ISLAMABAD: The federal government is balking at the possibility of withdrawing income tax exemptions from VIPs holding public offices on significant portions of their salaries, undermining the principle of equity as applied on the rest of the salaried class — which is charged income tax on gross salaries.
At present, income tax on salaries of the president, provincial governors, services chiefs, corps commanders, Supreme Court and high court judges and federal ministries is charged by excluding expenses under various heads. Their salaries are taxable after excluding expenditures on conveyance, residence, entertainment, travel and allowances, shows the Income Tax Ordinance of 2001.
Similarly, the monetisation allowance that all federal secretaries, additional secretaries and joint secretaries receive is separately charged by taking it out from gross salaries aimed at avoiding higher rate of income tax, applied on those falling under higher income brackets. A federal secretary gets Rs97,000 monthly car allowance, which is charged at the rate of 5% by separately treating it.
Almost all federal bureaucrats serving in Grade 20 to 22 are not only availing hefty car allowances but also using official cars, which is contrary to the spirit of paying them in cash.
Unlike these VIPs, the salaries of all civilians and military personnel are taxable on gross value of their incomes, creating inequity in the tax system that is tilted in favour of the country’s elite, according to independent tax experts.
Sources said the Federal Board of Revenue was not ready to include a proposal of withdrawing these exemptions from the upcoming budget. Apart from these exemptions, the remaining salaries of all these VIPs are taxable, according to the FBR.

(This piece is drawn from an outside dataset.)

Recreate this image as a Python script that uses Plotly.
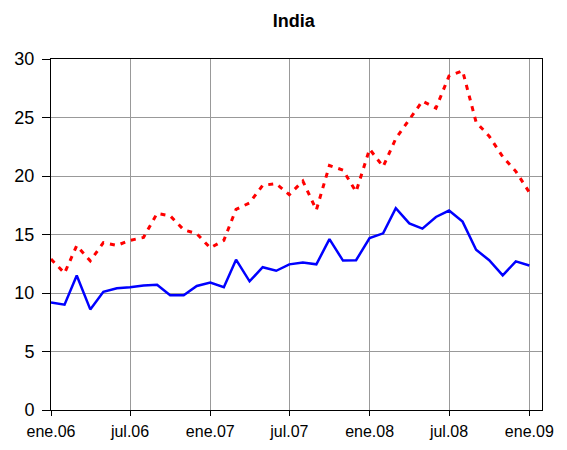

FBR Chairman Tariq Bajwa has recently hinted at not touching income tax exemptions available to the VIPs. He had told the Senate Standing Committee on Finance that out of Rs480 billion tax exemptions only half of these could be withdrawn as the rest are protected under the law and the constitution.
Who is getting what?
According to Clause 51 of second schedule of the Income Tax Ordinance of 2001 that deals in tax exemptions and concessions, the expenses incurred on paying house rent of the president, services chiefs, and provincial governors will be free of income tax.

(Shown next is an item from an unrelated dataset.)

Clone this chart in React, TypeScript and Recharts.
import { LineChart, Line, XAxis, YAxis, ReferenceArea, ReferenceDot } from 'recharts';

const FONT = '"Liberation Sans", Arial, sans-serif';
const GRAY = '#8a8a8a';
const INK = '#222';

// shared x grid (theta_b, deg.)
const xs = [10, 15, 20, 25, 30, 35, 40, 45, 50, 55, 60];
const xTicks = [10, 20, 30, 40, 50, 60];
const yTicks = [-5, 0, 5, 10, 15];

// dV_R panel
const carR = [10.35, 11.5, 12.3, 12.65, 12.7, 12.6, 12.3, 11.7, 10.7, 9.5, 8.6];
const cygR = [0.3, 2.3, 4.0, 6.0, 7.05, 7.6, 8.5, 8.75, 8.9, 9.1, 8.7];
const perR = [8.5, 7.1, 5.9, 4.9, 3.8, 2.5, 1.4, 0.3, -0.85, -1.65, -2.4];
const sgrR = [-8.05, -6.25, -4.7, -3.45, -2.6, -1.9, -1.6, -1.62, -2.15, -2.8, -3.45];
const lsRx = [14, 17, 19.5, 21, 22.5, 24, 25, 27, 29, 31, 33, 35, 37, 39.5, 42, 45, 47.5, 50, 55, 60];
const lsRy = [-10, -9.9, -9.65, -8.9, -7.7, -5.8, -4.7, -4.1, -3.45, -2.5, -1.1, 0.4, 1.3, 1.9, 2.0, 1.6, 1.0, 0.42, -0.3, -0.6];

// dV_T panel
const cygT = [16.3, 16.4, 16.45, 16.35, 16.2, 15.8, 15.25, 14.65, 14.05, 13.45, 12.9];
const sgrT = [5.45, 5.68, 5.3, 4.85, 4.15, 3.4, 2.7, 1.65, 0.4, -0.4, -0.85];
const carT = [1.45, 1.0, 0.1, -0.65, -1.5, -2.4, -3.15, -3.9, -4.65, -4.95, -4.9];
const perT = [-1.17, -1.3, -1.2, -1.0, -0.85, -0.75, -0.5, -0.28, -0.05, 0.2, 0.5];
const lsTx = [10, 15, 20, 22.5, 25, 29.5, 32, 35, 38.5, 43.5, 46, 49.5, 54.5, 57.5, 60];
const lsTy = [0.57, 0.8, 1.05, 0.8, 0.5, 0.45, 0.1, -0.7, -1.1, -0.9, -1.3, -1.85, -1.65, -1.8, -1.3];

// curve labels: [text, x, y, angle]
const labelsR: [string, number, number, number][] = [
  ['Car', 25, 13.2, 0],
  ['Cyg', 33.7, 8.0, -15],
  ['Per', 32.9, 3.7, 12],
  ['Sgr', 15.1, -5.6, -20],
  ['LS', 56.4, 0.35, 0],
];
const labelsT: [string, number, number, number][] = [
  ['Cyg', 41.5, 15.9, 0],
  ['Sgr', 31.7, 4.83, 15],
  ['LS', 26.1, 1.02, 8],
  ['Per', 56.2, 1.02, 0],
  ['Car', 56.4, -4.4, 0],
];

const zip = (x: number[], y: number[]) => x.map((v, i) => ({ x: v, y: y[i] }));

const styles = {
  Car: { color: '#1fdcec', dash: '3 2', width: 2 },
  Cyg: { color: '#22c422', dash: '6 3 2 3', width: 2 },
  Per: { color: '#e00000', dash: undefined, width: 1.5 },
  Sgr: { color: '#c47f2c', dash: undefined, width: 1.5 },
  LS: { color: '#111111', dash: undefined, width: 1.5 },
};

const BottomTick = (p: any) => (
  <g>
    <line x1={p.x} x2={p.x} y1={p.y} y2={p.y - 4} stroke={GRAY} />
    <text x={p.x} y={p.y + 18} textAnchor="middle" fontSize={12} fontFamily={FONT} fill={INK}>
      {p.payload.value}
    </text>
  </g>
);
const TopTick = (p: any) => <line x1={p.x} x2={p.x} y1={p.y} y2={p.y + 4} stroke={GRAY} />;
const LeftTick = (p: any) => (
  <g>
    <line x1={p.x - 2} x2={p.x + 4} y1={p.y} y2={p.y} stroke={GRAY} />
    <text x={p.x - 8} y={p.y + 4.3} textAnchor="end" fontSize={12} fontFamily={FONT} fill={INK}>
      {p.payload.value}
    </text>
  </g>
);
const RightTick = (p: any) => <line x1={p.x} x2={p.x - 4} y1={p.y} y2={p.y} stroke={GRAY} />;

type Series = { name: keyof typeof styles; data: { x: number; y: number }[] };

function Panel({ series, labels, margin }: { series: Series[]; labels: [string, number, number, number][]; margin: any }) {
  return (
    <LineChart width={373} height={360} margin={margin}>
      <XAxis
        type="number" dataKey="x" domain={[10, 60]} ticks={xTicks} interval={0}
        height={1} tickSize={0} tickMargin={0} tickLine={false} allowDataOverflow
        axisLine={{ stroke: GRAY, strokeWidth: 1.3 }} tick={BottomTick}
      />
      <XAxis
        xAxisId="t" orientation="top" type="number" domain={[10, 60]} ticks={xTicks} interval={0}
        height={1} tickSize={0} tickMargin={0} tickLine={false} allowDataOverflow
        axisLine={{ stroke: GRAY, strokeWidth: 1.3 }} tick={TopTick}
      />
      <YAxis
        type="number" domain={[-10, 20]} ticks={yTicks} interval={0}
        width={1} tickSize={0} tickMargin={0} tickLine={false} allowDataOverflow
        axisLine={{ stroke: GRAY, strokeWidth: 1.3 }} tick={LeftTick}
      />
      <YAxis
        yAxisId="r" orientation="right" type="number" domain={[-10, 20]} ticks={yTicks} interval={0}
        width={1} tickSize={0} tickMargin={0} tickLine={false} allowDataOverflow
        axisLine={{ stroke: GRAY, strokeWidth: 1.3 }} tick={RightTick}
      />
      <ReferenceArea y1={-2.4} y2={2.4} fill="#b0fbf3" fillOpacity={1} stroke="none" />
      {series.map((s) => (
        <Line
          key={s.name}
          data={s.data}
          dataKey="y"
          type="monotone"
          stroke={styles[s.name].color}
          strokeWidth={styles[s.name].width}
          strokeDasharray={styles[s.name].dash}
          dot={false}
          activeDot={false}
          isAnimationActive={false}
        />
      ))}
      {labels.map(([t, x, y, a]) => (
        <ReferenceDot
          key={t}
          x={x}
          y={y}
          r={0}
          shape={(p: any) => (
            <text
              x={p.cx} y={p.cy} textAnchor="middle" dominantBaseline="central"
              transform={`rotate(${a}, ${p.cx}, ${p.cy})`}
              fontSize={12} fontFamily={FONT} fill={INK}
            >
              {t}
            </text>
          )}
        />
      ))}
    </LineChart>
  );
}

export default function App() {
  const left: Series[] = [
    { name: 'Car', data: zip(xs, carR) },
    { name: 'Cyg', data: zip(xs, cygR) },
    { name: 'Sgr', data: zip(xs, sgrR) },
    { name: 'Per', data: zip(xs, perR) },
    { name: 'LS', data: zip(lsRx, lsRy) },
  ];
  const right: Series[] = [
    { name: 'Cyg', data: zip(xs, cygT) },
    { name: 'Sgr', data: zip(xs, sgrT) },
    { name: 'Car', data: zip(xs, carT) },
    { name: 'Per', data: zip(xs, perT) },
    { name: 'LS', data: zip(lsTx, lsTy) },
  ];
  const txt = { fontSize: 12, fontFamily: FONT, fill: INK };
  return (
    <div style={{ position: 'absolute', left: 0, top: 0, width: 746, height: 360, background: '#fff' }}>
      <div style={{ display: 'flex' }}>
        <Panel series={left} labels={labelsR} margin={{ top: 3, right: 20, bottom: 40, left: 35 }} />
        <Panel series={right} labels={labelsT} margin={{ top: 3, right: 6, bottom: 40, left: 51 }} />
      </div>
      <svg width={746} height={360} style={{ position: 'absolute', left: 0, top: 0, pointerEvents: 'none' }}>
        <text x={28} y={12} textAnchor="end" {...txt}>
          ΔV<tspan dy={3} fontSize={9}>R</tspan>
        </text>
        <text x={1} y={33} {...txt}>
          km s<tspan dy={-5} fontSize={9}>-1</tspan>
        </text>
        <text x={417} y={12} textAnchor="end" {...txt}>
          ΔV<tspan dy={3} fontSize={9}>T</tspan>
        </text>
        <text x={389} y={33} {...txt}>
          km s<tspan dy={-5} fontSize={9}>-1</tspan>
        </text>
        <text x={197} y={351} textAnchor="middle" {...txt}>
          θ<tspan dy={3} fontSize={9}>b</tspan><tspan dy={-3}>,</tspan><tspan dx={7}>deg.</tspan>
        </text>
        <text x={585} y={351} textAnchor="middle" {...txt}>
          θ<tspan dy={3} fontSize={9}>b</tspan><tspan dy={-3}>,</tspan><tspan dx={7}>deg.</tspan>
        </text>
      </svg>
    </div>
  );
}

Under Clause 52, the conveyance and entertainment allowances of the provincial governors, services chiefs, and corps commanders will be exempted from income tax. Similarly, Clause 53 ensures that federal ministers’ expenses on residence, conveyance and entertainments are not taxable.
Pervez Musharraf’s government had withdrawn income tax exemption available to federal and provincial ministers on sums spent on paying gas, water and electricity bills, available under Clause 54.
Under Clause 55, the house rent allowance of a judge of the Supreme Court and high court is not taxable. Similarly, under Clause 56, the expenses incurred by the superior court judges on cars, superior judicial allowance of an SC judge, transfer allowance of a higher court judge, and salaries paid to servants by them are excluded from tax calculations. Further, the expenses incurred on up to 1,000 telephone calls, 1,000 electricity units and 200 litres petrol per month by judges are excluded from income tax calculations.
In 2009 the president through an order exempted certain benefits and privileges of high court judges from income tax, which is not enshrined in the income tax ordinance of 2001, said tax expert Dr Ikramul Haq.